# Trophy Bluefin (74") on a popping rod



## ksong (Jun 30, 2004)

I went back to Cape Cod for bluefin popping which has been hot recently.
I hurt my back a few days ago and I thought I could cast. But I was wrong. I almost collapsed on my first cast and I volunteered to be a camaraman for the rest of the trip. Tuna were mixed with striped bass feeding herring. It was frustrating that tuna just ignored lures thrown to them. Finally we had our momentum as we had triple hookups with surface lures on a pod with mixed sizes tuna right next to the boat. One got away in a minutes, but we could land both of them as one is about 60" and the other one is 74" trophy which is allowed to keep one per boat per season.









































hookups !


----------



## ksong (Jun 30, 2004)

It is interesting to observe how different popping rod bend differently. Illya fighting 60 inches bluefin with Souls.


----------



## ksong (Jun 30, 2004)

Here are pictures of Kevin fighting 74 inches tuna with Black Devil 200.


----------



## ksong (Jun 30, 2004)

*duel*


----------



## ksong (Jun 30, 2004)

happy ending


----------



## TwoBarTwo (Jan 24, 2007)

Those fish are pretty awesome. 

JI


----------



## Roger (Aug 12, 2005)

......and all of that going on insight of land.
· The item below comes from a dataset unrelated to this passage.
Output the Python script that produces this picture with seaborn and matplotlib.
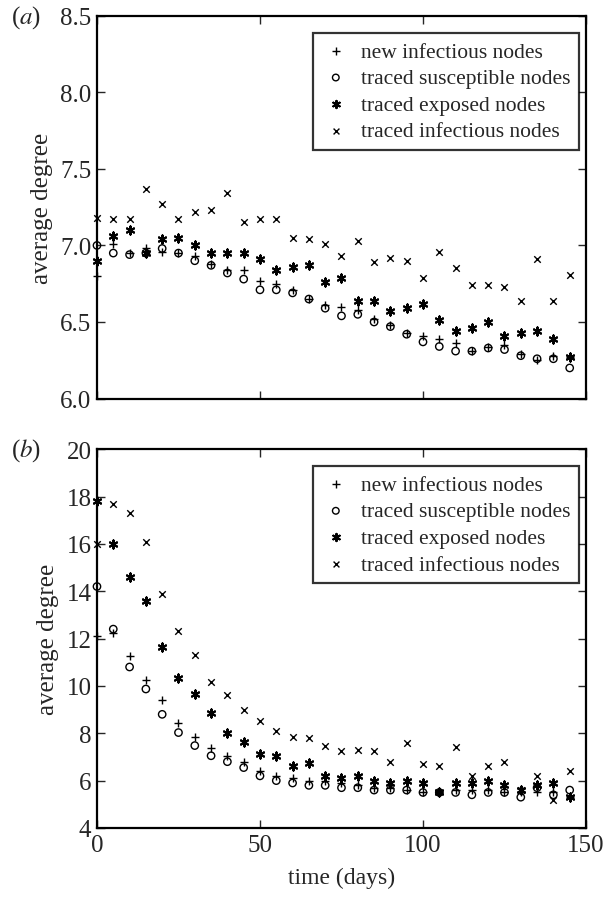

That's crazy wonderful.......


----------



## mad marlin (Jan 17, 2008)

Awesome report KIl , one of those trip any one should experience on their life time.. Thoughts for your back , bet you know more than I do about this but have you tried a good acupuncturist


----------



## ksong (Jun 30, 2004)

mad marlin said:


> Awesome report KIl , one of those trip any one should experience on their life time.. Thoughts for your back , bet you know more than I do about this but have you tried a good acupuncturist


It's been bothering me on and off last 30 years. Normally pain gets away in 7 - 10 days. That is how I developed my own fighting technique not using a harness or fighting belt. 
I hope I can throw poppers in a week.


----------



## edex (Jul 18, 2008)

That's awesome. Great catches. Any chance you know what kind of boat that is? I like the layout a lot.


----------



## BretABaker (Dec 31, 2008)

edex said:


> That's awesome. Great catches. Any chance you know what kind of boat that is? I like the layout a lot.


26 dusky


----------



## Enoch (May 30, 2010)

That dusky is a great run and gun style boat. Perfect for fishing up there.
You can probably have 3 guys casting up there on the bow. One on the pulpit, and then left and right


----------



## hog (May 17, 2006)

BretABaker said:


> 26 dusky


Hey Bret,
Good to see ya post again on 2cool....

I finally got around to ordering those hammereds from Dan. I had run out completely and had to resort to getting a few from BassPro to hold me over. I dont know how a big fish can be caught on them unless they are hand modified. Looking forward to trying the new ones. They should be here any day... Them hammered's work great, but man do I loose alot of them getting hung up bottom bouncin.. It has helped rigging with the single 8-9/0 wide gap homemade assist.... Any time you run across a good wide gap hook that can be bought for a reasonable price and not have to order it from the other side of the world, send me a link.... Ive even put a bug in woodys ear at hooksplus.com about trying to locate some from his sources.

Always enjoy your input about jiggin and poppin and the PM help you always give me when I write and ask...

Keep a postin with your reports and advice..

Hog


----------